You might have thought that the White House had enough on its plate late last month, what with its search for a new Supreme Court nominee, the continuing war in Iraq and the C.I.A. leak investigation. But it found time to add another item to its agenda – stopping The Onion, the satirical newspaper, from using the presidential seal.
The newspaper regularly produces a parody of President Bush’s weekly radio address on its Web site (www.theonion.com/content/node/40121), where it has a picture of President Bush and the official insignia.
“It has come to my attention that The Onion is using the presidential seal on its Web site,” Grant M. Dixton, associate counsel to the president, wrote to The Onion on Sept. 28. (At the time, Mr. Dixton’s office was also helping Mr. Bush find a Supreme Court nominee; days later his boss, Harriet E. Miers, was nominated.)

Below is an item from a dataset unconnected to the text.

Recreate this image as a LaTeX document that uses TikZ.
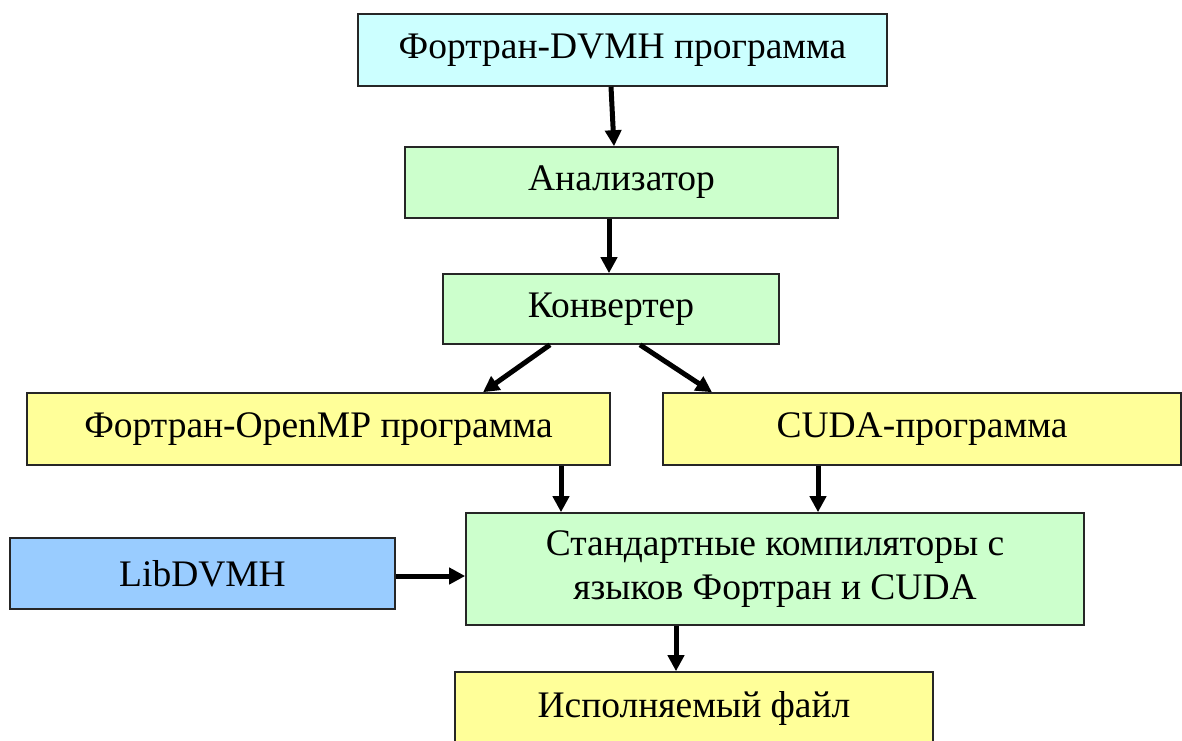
\documentclass[tikz,border=0pt]{standalone}
\usepackage{fontspec}
\setmainfont{Liberation Serif}
\usetikzlibrary{arrows.meta}
\definecolor{cCyan}{HTML}{CCFFFF}
\definecolor{cGreen}{HTML}{CCFFCC}
\definecolor{cYellow}{HTML}{FFFF99}
\definecolor{cBlue}{HTML}{99CCFF}
\tikzset{
  box/.style={draw=black!85, line width=1.6pt, inner sep=0pt, align=center,
    font=\fontsize{37.5}{44}\selectfont},
  arr/.style={line width=5pt, -{Triangle[length=16pt,width=16pt]}}
}
\begin{document}
\begin{tikzpicture}[x=1pt,y=-1pt]
\useasboundingbox (0,0) rectangle (1182,740);
\clip (0,0) rectangle (1182,740);
\node[box, fill=cCyan, minimum width=529pt, minimum height=72pt] (b1) at (622.5,50) {Фортран-DVMH программа};
\node[box, fill=cGreen, minimum width=433pt, minimum height=71pt] (b2) at (621.5,182.5) {Анализатор};
\node[box, fill=cGreen, minimum width=336pt, minimum height=70pt] (b3) at (611,309) {Конвертер};
\node[box, fill=cYellow, minimum width=583pt, minimum height=72pt] (b4) at (318.5,429) {Фортран-OpenMP программа};
\node[box, fill=cYellow, minimum width=518pt, minimum height=72pt] (b5) at (922,429) {CUDA-программа};
\node[box, fill=cGreen, minimum width=618pt, minimum height=112pt] (b6) at (775,569) {Стандартные компиляторы с\\языков Фортран и CUDA};
\node[box, fill=cBlue, minimum width=385pt, minimum height=71pt] (b7) at (202.5,573.5) {LibDVMH};
\node[box, fill=cYellow, minimum width=478pt, minimum height=72pt] (b8) at (694,708) {Исполняемый файл};

\draw[arr] ([xshift=-11.5pt]b1.south) -- ([xshift=-7.5pt]b2.north);
\draw[arr] ([xshift=-12.5pt]b2.south) -- ([xshift=-2pt]b3.north);
\draw[arr] ([xshift=-61pt]b3.south) -- ([xshift=164.5pt]b4.north);
\draw[arr] ([xshift=29pt]b3.south) -- ([xshift=-210pt]b5.north);
\draw[arr] ([xshift=242.5pt]b4.south) -- ([xshift=-214pt]b6.north);
\draw[arr] ([xshift=-104pt]b5.south) -- ([xshift=43pt]b6.north);
\draw[arr] ([yshift=-2.5pt]b7.east) -- ([yshift=-2.5pt]b7.east -| b6.west);
\draw[arr] ([xshift=-99pt]b6.south) -- ([xshift=-18pt]b8.north);
\end{tikzpicture}
\end{document}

Citing the United States Code, Mr. Dixton wrote that the seal “is not to be used in connection with commercial ventures or products in any way that suggests presidential support or endorsement.” Exceptions may be made, he noted, but The Onion had never applied for such an exception.
Silly Onion. Everyone knows the President reads and endorses Emergent Chaos, not the Onion. Who’d read anything with such a silly name?
From The New York Times, “Protecting the Presidential Seal. No Joke.”
PS: Dear Mr. Dixon, I’d like an exception for satirical use, but couldn’t find a form on your web site.